Re: Newbie question: constants
Re: Newbie question: constants
- Subject: Re: Newbie question: constants
- From: Wade Tregaskis <email@hidden>
- Date: Fri, 19 Nov 2004 14:33:17 +1100
I'm coming from a heavy Java background, with little experience in C
or C++,
so I'm sure this is a stupid question. What's the best way to create
constants, both public (available to all classes) and private
(available to
only the class in which it was declared)? Specifically object constants
(i.e. NSString or NSArray), but also primitives like int as well.
Well, there's some argument over atomic values (ints, reals, etc) in
the C/C++ world... some people argue for a variable constant, others
for defines. It basically boils down to a pretty trivial performance
difference between referencing from memory and performing operations
immediately (i.e. the value embedded in the instruction itself). On
the PPC architecture you can generally only use 16-bit immediate
integer values, and there is no support for floating point immediates
(afaik). There's a significant performance gain to be had with using
immediates (defines) over memory references (const variables) on the
PPC (maybe not so on the i386), but I would wager any good compiler
will optimise the const variable case into the immediate case anyway.

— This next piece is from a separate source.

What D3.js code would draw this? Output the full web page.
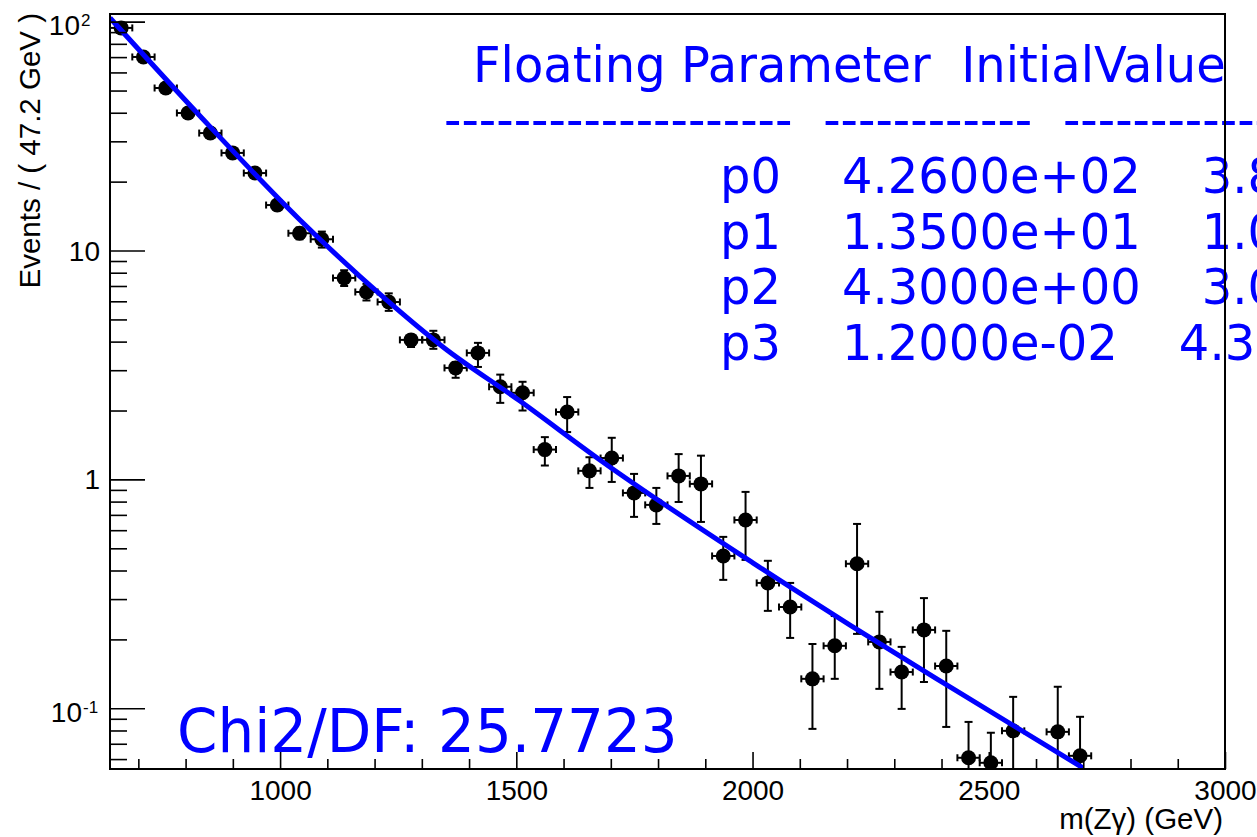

Bottom line is that, after carefully stepping through the minefield of
this particular religious argument, it makes no difference whether you
use define or const variables. Pick your favourite. :)
[[ As an aside, I'm pretty sure XCode is setup by default to remove
duplicate definitions of constants that might arise from declaring them
in your header rather than your implementation... but don't hold me to
that. Best to define all variables in implementation files anyway, for
safety and good design (information hiding). ]]
With non-atomic types such as NSString's, you can't so easily use
defines, although it is possible in some cases - e.g. CFSTR("xxx") will
return the constant NSString @"xxx", so you can #define myString
CFSTR("zzz"), I think. Alternatively, you can adopt the more common
practice of declaring your NSString's as global variables in your
implementation, then placing extern's to them in your header. E.g.
Implementation.m:
NSString *myString = @"Woot!";
Header.h:
extern NSString *myString;
This way you don't explicitly define the value for myString prior to
runtime, so people won't be so tempted to abuse the knowledge (not that
they usually would, but nonetheless, hiding the actual value is good
design).
Be careful with trying to treat mutable objects as literally constant,
e.g. NSMutableString... they're not explicitly constant, and so you
have to be very careful your design doesn't accidentally change them at
any point (i.e. by passing them unknowingly to a 3rd party library
which pokes at them). Generally you should avoid constant mutable
objects - implement some sort of getter function or method instead,
which could return a mutable copy of a immutable reference version, or
somesuch. It's very rare that you'll need a mutable "constant" that
you need to treat as immutable - indeed, if you find such a need it
usually indicates a design flaw in the class in question.
You unfortunately can't doing any definitions like "const NSString
*myString = ...", because you then can't use that NSString directly in
any AppKit or Foundation (or any other framework, really) - they all
expect non-const arguments, so you'll get compile-time errors... this
is a bit of a shame, but there's probably reasonable arguments both for
and against using "const" more rigourously...
Also note that string constants declared using CFSTR() or as
compile-time variables are of a special NSString subclass which makes
them ignore any final release call (or something like that) - i.e. they
can't be deallocated (although you should still retain/release them
like a good citizen, just like a normal NSString). This can cause
nightmares when debugging, where superfluous releases don't cause any
obvious error in your test cases... yep, this one caught me out just
recently, thus why I mention it. :)
Wade Tregaskis (AIM, Yahoo & Skype: wadetregaskis, ICQ: 40056898, MSN &
email: email@hidden, Jabber:
email@hidden)
-- Sed quis custodiet ipsos custodes?